Ce parti-pris audacieux constitue une réussite, même si Timsit en fait un peu trop à l'occasion (notamment lors de ses accès de violence) ; ce rôle de bon père de famille, à la fois dealer et balance, grande gueule et pathétique, lui va comme un gant. Quant à Chabat, il parvient à rendre attachant ce flic ambitieux et borderline, qui a tendance à délaisser sa femme et son petit garçon.
D'ailleurs, on sera gré à Alain Corneau d'avoir habilement contourné un cliché inévitable, puisque c'est pour une fois l'épouse du héros (incarnée avec délicatesse par Agnès Jaoui) qui est portée sur la bouteille. Dans le même ordre d'idée, on évite les disputes et les cris, au bénéfice de la distance quotidienne, pour un traitement adulte de cette problématique.

Le casting comprend aussi Samuel Le Bihan en chef de groupe dépassé, Caroline Proust qui étrennait ses habits de fliquette bien avant "Engrenages", et Marie Trintignant en juge d'instruction inflexible.
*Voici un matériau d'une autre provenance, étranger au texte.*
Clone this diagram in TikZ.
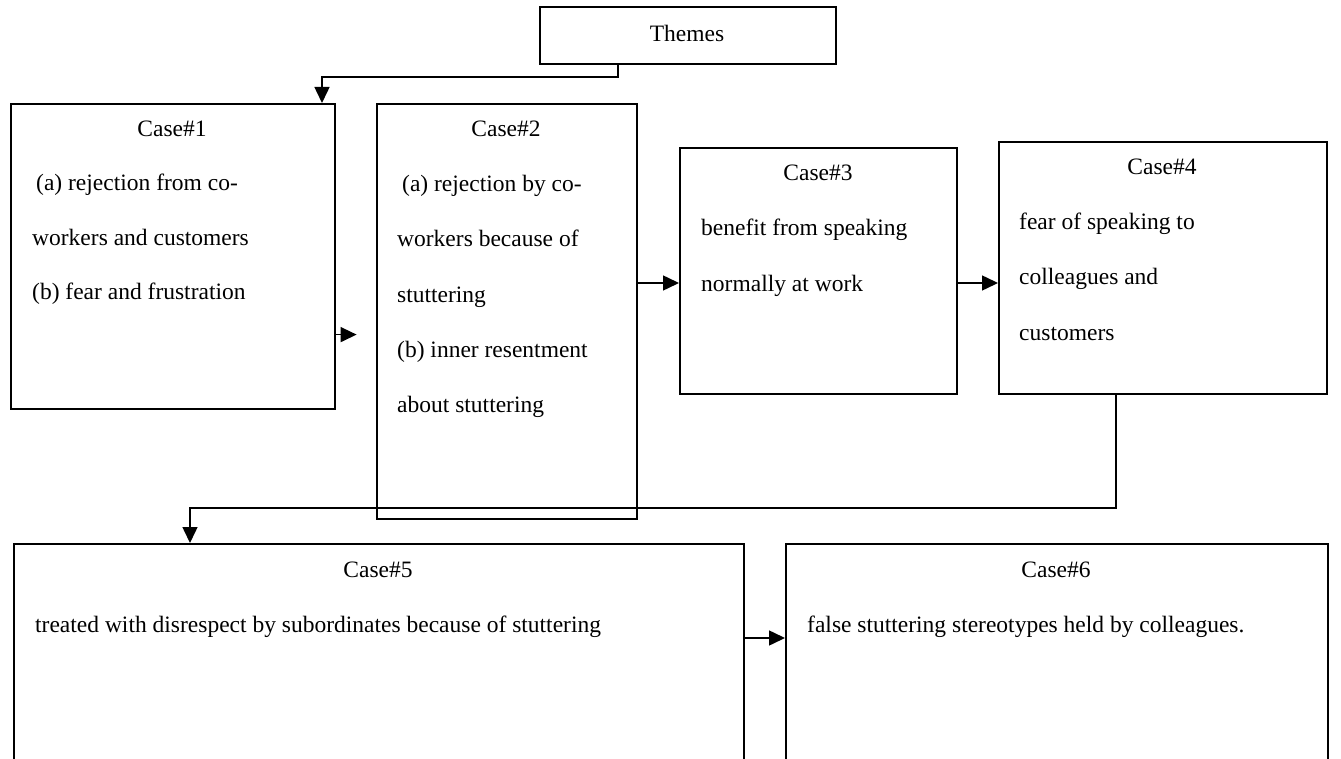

En bon amateur de cinéma policier à la française, je ne suis sans doute pas le plus objectif, mais j'ai passé un vrai bon moment devant "Le cousin". Sans éviter certaines maladresses et invraisemblances, Alain Corneau signe un petit polar remarquable, empreint de justesse et d'authenticité.
Avec l'aide de son co-scénariste Michel Alexandre (ancien flic, également consultant sur "L 627" de Tavernier), Corneau met en scène deux personnages intéressants, pour lesquels on ressent rapidement de l'empathie, bâtissant une histoire captivante autour de leur lien complexe, chacun prenant le dessus sur l'autre à un moment donné.

Rien de follement transcendant peut-être, mais un polar français "récent" bien ficelé et crédible, qui s'offre en prime quelques pointes d'humour et de critique sociale, ça mérite d'être salué et ça suffit amplement à mon bonheur.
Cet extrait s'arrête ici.